Creators have an established design framework on which to build and an existing consumer/fan base familiar with the rationale and mechanics of their games. These fans identify with the average gamer modifying existing systems to suit their own play styles and settings. They find communities of like-minded people, including the designers themselves, vibrant places in which to discuss their own game-related experiences. The confluence of familiarity – for both the designer and audience – with a core game system and a shared gaming experience through some iteration of D&D enables communities where creators and consumers mingle, where ideas freely circulate, and where new energy and insights can inspire some who’d never consider it to create and share their own game materials, further enriching the gaming community and its experience.

I’ve maintained that my favorite version of D&D remains the Basic/Expert D&D rules (Moldvay edition); yet my exploration of the OSR has already exposed me to both new games using familiar core mechanics and supplements to inspire my gaming using whichever system I choose. Matthew J. Finch’s Swords & Wizardry and Marv Breig’s Swords & Wizardry: Whitebox Rules seem among the more popular OSR games, though I also enjoyed Chris Gonnerman’s Basic Fantasy Role-Playing Game and several of its supplements. Al Kromback and Thomas Denmark’s Warriors of the Red Planet combines D&D system elements with the “sword and planet” genre, to which Edgar Rice Burroughs’ Barsoom novels belong. Noah Stevens’ solitaire adventure The Hounds of Halthrag Keep offers a twisted yet entertaining glimpse of the often gonzo action one expects in Dungeon Crawl Classics through a fun foray into solitaire gaming. Tim Callahan’s Crawljammer zine offered more inspired gonzo material for DCC. Richard J. LeBlanc’s Old School Adventures accessories, such as the D30 Sandbox Companion and Creature Compendium, evoke the nostalgia of B/X D&D by incorporating similar graphic design conventions. Simon Forster’s The Book of Lairs provides an “A to Z” compendium of lairs to drop into any fantasy game, complete with full-color maps and one-page summaries. Tim Shorts has offered up a broad spectrum of engaging OSR content, from his inspired Starter Adventures to his run of The Manor zine and a host of micro-adventures. Dyson Logos produces amazing old-school maps, some incorporated in useful compilations and many released for general use privately and commercially. Forster, Shorts, Logos, and others have established Patreon pages to release OSR material, engage their followers, and garner some additional financial incentive to re-invest in their efforts.

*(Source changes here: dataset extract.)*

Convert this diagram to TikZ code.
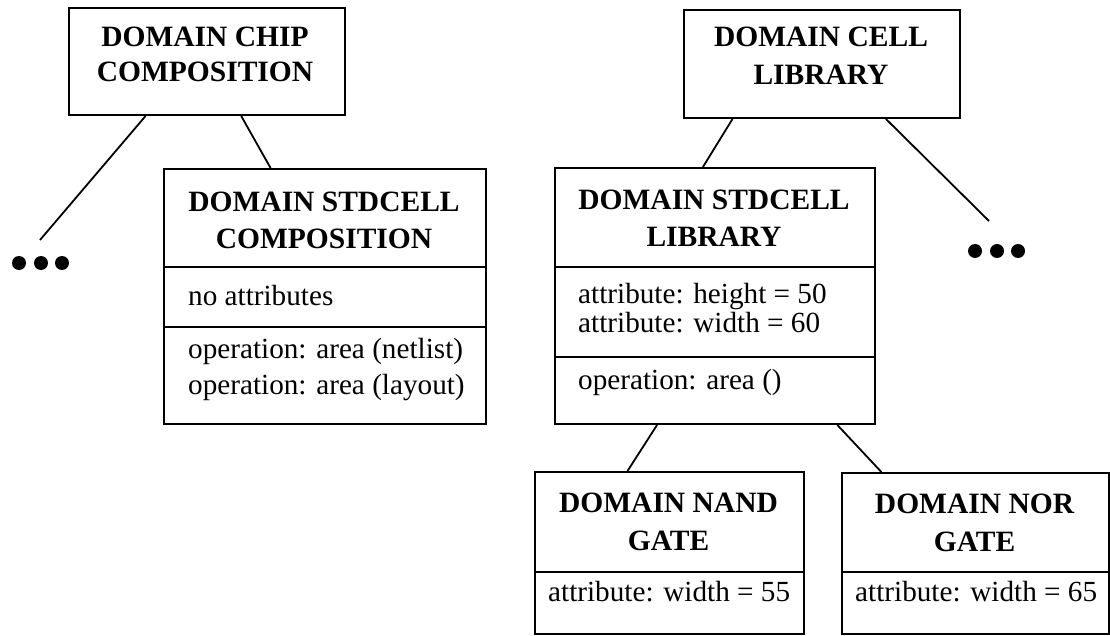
\documentclass[tikz,border=0pt]{standalone}
\usepackage{fontspec}
\setmainfont{Liberation Serif}
\usetikzlibrary{calc}
\begin{document}
\begin{tikzpicture}[x=1pt,y=-1pt,
  box/.style={draw, line width=2pt, inner sep=0pt, anchor=north west},
  divider/.style={line width=2pt},
  ttl/.style={font=\fontsize{29.5}{34}\selectfont\bfseries, anchor=base, inner sep=0pt},
  txt/.style={font=\fontsize{29.2}{34}\selectfont, anchor=base west, inner sep=0pt},
  link/.style={line width=1.8pt},
  dot/.style={circle, fill, inner sep=0pt, minimum size=14pt}]
\useasboundingbox (0,0) rectangle (1110,636);
% boxes
\node[box, minimum width=276pt, minimum height=107pt] (chip) at (68,7) {};
\node[box, minimum width=276pt, minimum height=108pt] (cell) at (683,9) {};
\node[box, minimum width=322pt, minimum height=255pt] (scomp) at (163,168) {};
\node[box, minimum width=320pt, minimum height=256pt] (slib) at (554,167) {};
\node[box, minimum width=269pt, minimum height=162pt] (nand) at (534,471) {};
\node[box, minimum width=267pt, minimum height=161pt] (nor) at (841,472) {};
% compartments
\draw[divider] (scomp.west |- 0,267) -- (scomp.east |- 0,267);
\draw[divider] (scomp.west |- 0,327) -- (scomp.east |- 0,327);
\draw[divider] (slib.west |- 0,267) -- (slib.east |- 0,267);
\draw[divider] (slib.west |- 0,357) -- (slib.east |- 0,357);
\draw[divider] (nand.west |- 0,572) -- (nand.east |- 0,572);
\draw[divider] (nor.west |- 0,572) -- (nor.east |- 0,572);
% texts
\node[ttl] (chipA) at (205,47) {DOMAIN CHIP};
\node[ttl] (chipB) at (205,82) {COMPOSITION};
\node[ttl] (cellA) at (821,47) {DOMAIN CELL};
\node[ttl] (cellB) at (821,85) {LIBRARY};
\node[ttl] (scompA) at (324,212) {DOMAIN STDCELL};
\node[ttl] (scompB) at (324,248) {COMPOSITION};
\node[txt] (scompC) at (188,305) {no attributes};
\node[txt] (scompD) at (188,358) {operation: area (netlist)};
\node[txt] (scompE) at (188,394) {operation: area (layout)};
\node[ttl] (slibA) at (714,210) {DOMAIN STDCELL};
\node[ttl] (slibB) at (714,247) {LIBRARY};
\node[txt] (slibC) at (578,303) {attribute: height = 50};
\node[txt] (slibD) at (578,332) {attribute: width = 60};
\node[txt] (slibE) at (578,389) {operation: area ()};
\node[ttl] (nandA) at (668.5,512) {DOMAIN NAND};
\node[ttl] (nandB) at (668.5,550) {GATE};
\node[txt] (nandC) at (548,601) {attribute: width = 55};
\node[ttl] (norA) at (974.5,513) {DOMAIN NOR};
\node[ttl] (norB) at (974.5,551) {GATE};
\node[txt] (norC) at (855,601) {attribute: width = 65};
% dots
\node[dot] (dl1) at (19,263) {};
\node[dot] (dl2) at (41,263) {};
\node[dot] (dl3) at (62,263) {};
\node[dot] (dr1) at (975,251) {};
\node[dot] (dr2) at (997,251) {};
\node[dot] (dr3) at (1018,251) {};
\coordinate (lend) at (40,240);
\coordinate (rend) at (989,221);
% connectors
\draw[link] ($(chip.south west)!0.279!(chip.south east)$) -- (lend);
\draw[link] ($(chip.south west)!0.623!(chip.south east)$) -- ($(scomp.north west)!0.332!(scomp.north east)$);
\draw[link] ($(cell.south west)!0.178!(cell.south east)$) -- ($(slib.north west)!0.4625!(slib.north east)$);
\draw[link] ($(cell.south west)!0.73!(cell.south east)$) -- (rend);
\draw[link] ($(slib.south west)!0.32!(slib.south east)$) -- ($(nand.north west)!0.345!(nand.north east)$);
\draw[link] ($(slib.south west)!0.88!(slib.south east)$) -- ($(nor.north west)!0.15!(nor.north east)$);
\end{tikzpicture}
\end{document}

Perhaps James M. Spahn’s White Star best exemplifies the confluence of OSR game and community; it released with amazing sales numbers to an audience that, thanks to a carefully crafted usage license and the OGL, ran wild producing supplemental material to further expand the game’s scope with new adventures, classes, powers, starships, worlds, hex crawls, and other extrapolations based on the core game. (I’m tempted by Spahn’s latest work, The Hero’s Journey, in which I have yet to immerse myself).

I fully expect I have many more OSR games and supplements still to discover – among existing and future products – that further expand my horizons with innovative interpretations of core mechanics and engaging settings. Each of the titles above – indeed most any OSR release – finds a ready audience in the numerous fans of D&D and its various iterations. Some reach more people than others, some inspire larger, more active communities than others. Each stands on the shoulders of its D&D ancestors to speak to a common demographic among roleplaying gamers.